4.3. Coupled Ensembles

The script provides a simple workflow which submit a set of jobs(A) and jobs(B) and wait until they are completed and then submits set of jobs(C). It demonstrates synchronization mechanisms provided by the Pilot-API. This example is useful if an executable C has dependencies on some of the output generated from jobs A and B.

import os
import sys
import saga
import pilot
import traceback

""" This tutorial example shows another form of task set synchronization.
    It exemplifies a simple  workflow which submit a set of tasks (set A) and
    (set B) and wait until they are completed until it submits another set of
    tasks (set C). Both A- and B-tasks are 'producers'. C-tasks 'consumers' and
    concatenate the output of an A- and a B-tasks.
"""

#------------------------------------------------------------------------------
# Redis password and 'user' name
REDIS_PWD   = # Fill in the password to your server
USER_NAME   = # Fill in your username on the resource you're running on

# The coordination server
COORD       = "redis://%s@localhost:6379" % REDIS_PWD
# The host to run BigJob on
HOSTNAME    = "localhost"
# The working directory on your machine
WORKDIR     = "/home/%s/example1" % USER_NAME
# The number of jobs you want to run
NUMBER_JOBS = 4


#------------------------------------------------------------------------------
#
if __name__ == "__main__":

    try:
        # this describes the parameters and requirements for our pilot job
        pilot_description = pilot.PilotComputeDescription()
        pilot_description.service_url = "fork://%s" % HOSTNAME
        pilot_description.number_of_processes = NUMBER_JOBS
        pilot_description.working_directory = WORKDIR
        pilot_description.walltime = 10

        # create a new pilot job
        pilot_compute_service = pilot.PilotComputeService(COORD)
        pilotjob = pilot_compute_service.create_pilot(pilot_description)
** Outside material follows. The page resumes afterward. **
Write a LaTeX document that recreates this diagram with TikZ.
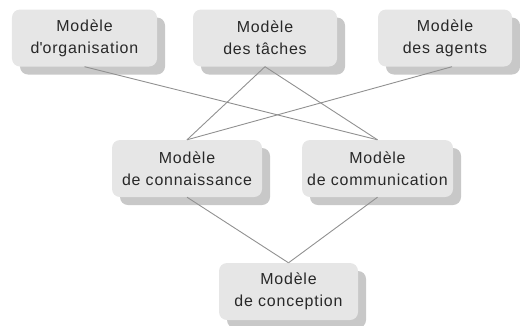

        # submit 'A' tasks to pilot job
        task_set_A = list()
        for i in range(NUMBER_JOBS):
            task_desc = pilot.ComputeUnitDescription()
            task_desc.executable = '/bin/echo'
            task_desc.arguments = ['I am an $TASK_SET task with id $TASK_NO', ]
            task_desc.environment = {'TASK_SET': 'A', 'TASK_NO': i}
            task_desc.number_of_processes = 1
            task_desc.output = 'A-stdout.txt'
            task_desc.error  = 'A-stderr.txt'
            task = pilotjob.submit_compute_unit(task_desc)
            print "* Submitted 'A' task '%s' with id '%s'" % (i, task.get_id())
            task_set_A.append(task)

        # submit 'B' tasks to pilot job
        task_set_B = list()
        for i in range(NUMBER_JOBS):
            task_desc = pilot.ComputeUnitDescription()
            task_desc.executable = '/bin/echo'
            task_desc.arguments = ['I am a $TASK_SET task with id $TASK_NO']
            task_desc.environment = {'TASK_SET': 'B', 'TASK_NO': i}
            task_desc.number_of_processes = 1
            task_desc.output = 'B-stdout.txt'
            task_desc.error  = 'B-stderr.txt'
            task = pilotjob.submit_compute_unit(task_desc)
            print "* Submitted 'B' task '%s' with id '%s'" % (i, task.get_id())
            task_set_B.append(task)

        # ---------------------------------------------------------------------
        print "Waiting for 'A' and 'B' tasks to complete..."
        pilotjob.wait()
	print "Executing 'C' tasks now…"
        # ---------------------------------------------------------------------

        # submit 'C' tasks to pilot job. each 'C' task takes the output of
        # an 'A' and a 'B' task and puts them together.
        task_set_C = list()
        for i in range(NUMBER_JOBS):
            task_desc = pilot.ComputeUnitDescription()
            task_desc.executable = '/bin/echo'
            task_desc.arguments = ['I am a $TASK_SET task with id $TASK_NO']
            task_desc.environment = {'TASK_SET': 'C', 'TASK_NO': i}
            task_desc.number_of_processes = 1
            task_desc.output = 'C-stdout.txt'
            task_desc.error  = 'C-stderr.txt'
            task = pilotjob.submit_compute_unit(task_desc)
            print "* Submitted 'C' task '%s' with id '%s'" % (i, task.get_id())
            task_set_C.append(task)

        # ---------------------------------------------------------------------
        print "Waiting for 'C' tasks to complete..."
        pilotjob.wait()
        # ---------------------------------------------------------------------

    except Exception, ex:
            print "AN ERROR OCCURED: %s" % ((str(ex)))
            # print a stack trace in case of an exception -
            # this can be helpful for debugging the problem
            traceback.print_exc()
            sys.exit(-1)

    finally:
        # alway try to shut down pilots, otherwise jobs might end up
        # lingering in the queue
        print ("Terminating BigJob...")
        pilotjob.cancel()
        pilot_compute_service.cancel()